Have you absorbed the beautiful Mythology about pursuing your hopes and dreams, or passion, with everything you’ve got? Rags to riches is a great storyline, isn’t it. It’s inspiring. It creates a sense of confidence that anyone, in any circumstances, can achieve great things if only they put their mind to it and believe in themselves and work hard enough. How could that not be attractive?
I lived into it when I started my business. I had the opportunity to continue part-time with the job I had. But I chose instead to be “all in” with Your Money by Design. I was smart, I had a well-written business plan with conservative estimates, and a certain amount of savings in the bank. I was determined to give my business 110%. No half measures for me.
Eight months into it, the penny dropped: I wasn’t getting nearly the numbers in my seminars I’d anticipated. And I wasn’t the only game in town after all. And everything they say about expenses always being higher than you anticipate had proven true. And hardly anybody could figure out just what was a money-coach anyways (oh, you sell mutual funds? No! I don’t!)
Anyone ever eaten at Hamburger Mary’s in Vancouver? That’s where it all sank in for me. It all sank in as if the air turned black, and my stomach clenched up such that I couldn’t even look at my plate of food when it arrived. My then-boyfriend kindly excused me for a moment – so he thought – and as fast as I could I found a quiet set of steps on an apartment building around the block and there I began to sob and sob and sob. I not only felt the pain of disillusionment but the weight of failure.
And you know what really sucked (to use blunt language)? I was as passionate as *any* entrepreneur and would likely have been one of those people who live without electricity or even in the back of their car (well, maybe not quite) and ultimately become super-successful and get to tell their passion-driven story. But being a money coach … well, you can see why that wasn’t an option.
Nevertheless I carried on valiantly for another 1.5 years (didn’t want to quit just one day before I’d finally make it big, right?) before succumbing and taking part-time work to ensure I could practice at least a baseline of what I preached about managing money effectively. And for a further 3 years I made an acceptable go of it. My electricity stayed on, my mortgage payments were made, my dogs and I were fed. But.
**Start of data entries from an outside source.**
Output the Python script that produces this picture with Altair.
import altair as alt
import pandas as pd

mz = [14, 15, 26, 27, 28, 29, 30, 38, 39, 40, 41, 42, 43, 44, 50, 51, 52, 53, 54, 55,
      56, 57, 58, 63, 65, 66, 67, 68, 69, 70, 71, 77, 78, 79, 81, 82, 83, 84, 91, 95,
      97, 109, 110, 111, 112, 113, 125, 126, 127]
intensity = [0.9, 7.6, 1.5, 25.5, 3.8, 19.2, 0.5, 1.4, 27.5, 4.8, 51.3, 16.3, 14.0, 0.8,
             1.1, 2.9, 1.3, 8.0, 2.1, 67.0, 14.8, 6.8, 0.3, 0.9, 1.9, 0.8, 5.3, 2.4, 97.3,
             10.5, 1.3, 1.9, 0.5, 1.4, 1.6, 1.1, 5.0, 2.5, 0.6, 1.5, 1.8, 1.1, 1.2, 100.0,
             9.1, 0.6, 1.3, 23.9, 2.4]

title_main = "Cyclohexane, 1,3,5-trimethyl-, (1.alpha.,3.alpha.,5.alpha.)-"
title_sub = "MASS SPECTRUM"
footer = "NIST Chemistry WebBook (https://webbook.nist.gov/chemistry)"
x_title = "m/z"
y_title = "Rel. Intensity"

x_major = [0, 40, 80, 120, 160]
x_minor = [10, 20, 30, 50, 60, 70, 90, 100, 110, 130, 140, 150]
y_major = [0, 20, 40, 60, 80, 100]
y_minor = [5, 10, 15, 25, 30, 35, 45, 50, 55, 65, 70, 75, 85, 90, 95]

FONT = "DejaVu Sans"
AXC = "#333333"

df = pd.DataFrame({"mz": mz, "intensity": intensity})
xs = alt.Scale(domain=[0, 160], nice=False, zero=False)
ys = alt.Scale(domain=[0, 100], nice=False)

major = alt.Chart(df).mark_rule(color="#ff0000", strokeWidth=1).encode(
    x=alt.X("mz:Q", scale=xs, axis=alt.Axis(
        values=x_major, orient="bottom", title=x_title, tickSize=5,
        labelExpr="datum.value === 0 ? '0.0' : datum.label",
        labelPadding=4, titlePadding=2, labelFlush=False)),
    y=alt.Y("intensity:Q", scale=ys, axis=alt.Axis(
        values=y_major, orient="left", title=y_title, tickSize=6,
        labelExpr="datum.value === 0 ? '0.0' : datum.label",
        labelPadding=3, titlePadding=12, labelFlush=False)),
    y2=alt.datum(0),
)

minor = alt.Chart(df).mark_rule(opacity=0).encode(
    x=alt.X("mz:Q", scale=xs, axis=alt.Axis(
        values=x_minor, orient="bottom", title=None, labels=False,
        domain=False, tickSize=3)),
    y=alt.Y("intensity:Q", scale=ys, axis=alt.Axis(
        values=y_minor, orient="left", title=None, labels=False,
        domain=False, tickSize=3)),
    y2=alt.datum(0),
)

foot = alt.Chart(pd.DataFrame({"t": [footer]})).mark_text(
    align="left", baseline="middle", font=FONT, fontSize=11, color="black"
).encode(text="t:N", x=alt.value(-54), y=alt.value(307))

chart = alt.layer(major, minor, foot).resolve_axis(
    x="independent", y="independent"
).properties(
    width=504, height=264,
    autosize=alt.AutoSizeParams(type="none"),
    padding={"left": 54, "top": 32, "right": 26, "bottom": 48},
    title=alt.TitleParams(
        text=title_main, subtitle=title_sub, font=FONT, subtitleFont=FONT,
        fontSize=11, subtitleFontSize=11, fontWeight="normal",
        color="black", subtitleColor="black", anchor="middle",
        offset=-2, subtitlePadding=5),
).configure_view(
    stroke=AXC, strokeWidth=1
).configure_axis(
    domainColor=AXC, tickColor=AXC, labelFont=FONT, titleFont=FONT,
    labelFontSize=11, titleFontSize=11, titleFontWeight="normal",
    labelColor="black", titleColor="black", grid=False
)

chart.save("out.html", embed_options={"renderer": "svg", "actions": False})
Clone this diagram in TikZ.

I didn’t take a holiday, not a real one, ever and I denied and denied myself so much over the months and months that my energy and enthusiasm, those spades and spades and spades of it, ultimately got sucked away.
There is nothing newsworthy, nothing exciting, nothing thrilling about that story at all. And the final failure was utterly banal: I’d set one “STOP AND SERIOUSLY REASSESS NOW” boundary at ever having to touch my RRSPs. And it happened. I got tripped up on something unforeseen and had to withdraw from my RRSPs. So I stopped in my tracks right then and there. What a boring end-of-the-road, eh?
I reassessed. I concluded I needed to rest for a while and hold my dreams less tightly. I decided for this reason along with a cluster of other rather awful events (which *would* make an interesting story) to move north for a v. good-paying job with full benefits (sick days! extraordinary!) and paid holidays and a pension. I can tell you, it has been a respite. A real respite.
And after two full years of respite, I’m replenished and ready to go again, but this time in and from a different place. I am pursuing my hopes and dreams (ie. creating a rockin’ social-entrepreneurial business that helps people and helps the planet) with the same deep passion …and with significant and ongoing financial stability and security around me. From that firm ground, and rooted there, I am able to re-venture. Is that sexy? Dramatic? The stuff of legend? No. But I honestly think there’s a much higher probability of attaining my personal hopes and dreams from this place.
So. You and *your* hopes and dreams. I’m not about to say don’t go for (ha ha) broke. We all have our journeys to make. And I understand too (do I ever) that entrepreneurialism in particular has exceptional risk and uncertainty. But … I strongly encourage anyone pursuing their hopes and dreams to anchor that pursuit as deeply as possible in a broader financial context. And give yourself permission to follow the road less travelled in your pursuit, even if it sometimes looks remarkably ordinary compared to rags to riches!